From: [personal profile] springheel_jack


Lots of the language participates in the racial hierarchy then - and now - prevailing. No one should deny that; the text is racist, just as are today's texts. But there's a 'but', and it's that the text constantly undoes the effect of the distinctions, leaving them operant at the level of the language but continually rising and falling at a deeper level. "No civilized food" - and the water as bad as where? As London. The beacon of civilization. Poisoned by the effluent of civilization. Savages, yes. But who is the most horrible, the most inhuman? The colonialists. There are even continual images of sexist dominance that appear - the jungle as feminine, as there to be taken and penetrated by the colonialists - but the rape-like nature of the act is similarly there to be seen for what it is.
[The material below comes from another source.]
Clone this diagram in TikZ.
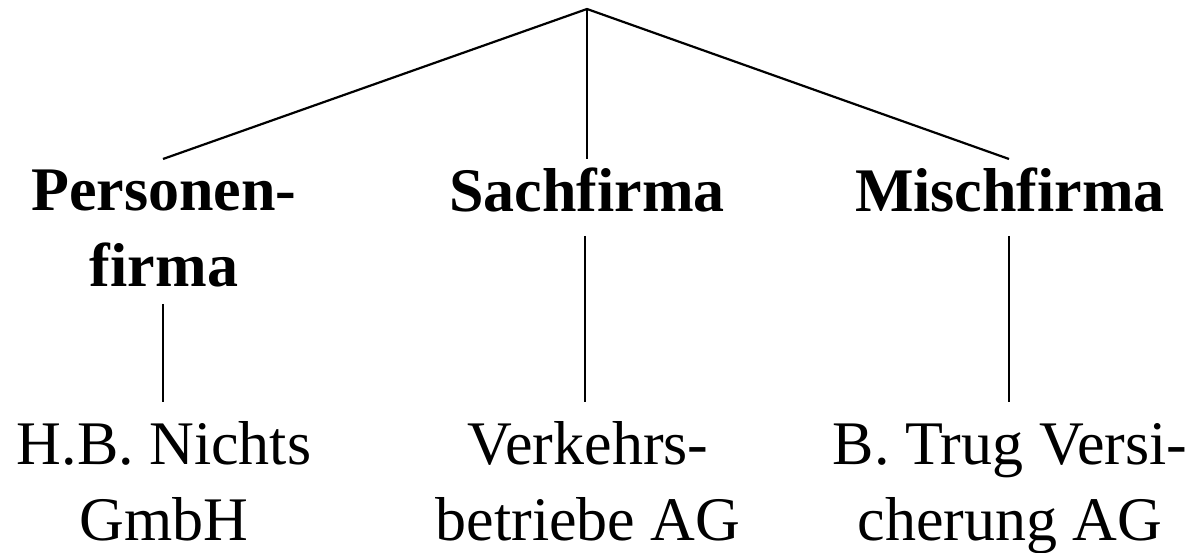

The book isn't protest literature. It's not that patent about what it believes and consequently isn't that shallow. But precisely that's why it remains a powerful statement, a powerful indictment even now, and will continue to be one.

ironed_orchid: watercolour and pen style sketch of a brown tabby cat curl up with her head looking up at the viewer and her front paw stretched out on the left (Default)

From: [personal profile] ironed_orchid


Not exactly on topic, but this article reminded me of some of the things you've said about people trying to guess your race: It may not be racist, but it's a question I'm tired of hearing.

And Heart of Darkness is definitely racist. It's not just the narrator, it's all through it.
qian: Tiny pink head of a Katamari character (Default)

From: [personal profile] qian


>_< That sounds like an awkward situation to be in. Glad your friend was eventually convinced. I wish people would get over liking racist things, though. They should just accept it! Sure, people like me are gonna judge 'em sometimes, but I like judging people, and it's not like everything I like is totally non-racist and awesome anyway.
purplecthulhu: (Default)

From: [personal profile] purplecthulhu


Go you!

Sounds as if this is someone who hadn't actually read it!
miss_s_b: River Song and The Eleventh Doctor have each other's back (Default)

From: [personal profile] miss_s_b


There was a thing on my reading list about liking problematic bits of fiction the other day, and how admitting that something is racist/sexist/otherthingist does not mean that you, personally, are obliged not to like it, and that you can love a thing despite it's flaws, as long as you amit to them and don't try to deny they are there just because you like the thing and you're not racist/sexist/otherthingist... I wish I could be more eloquent about this - the original article certainly was - and I thought about it while watching Hugo today and again while reading this.

From: [personal profile] ex_angiereedgarner191


What an awesome use of Kindle!

I fear I've just stopped hanging out with anyone liable to say that kind of thing... which means I'm getting pretty isolated. I don't rec it.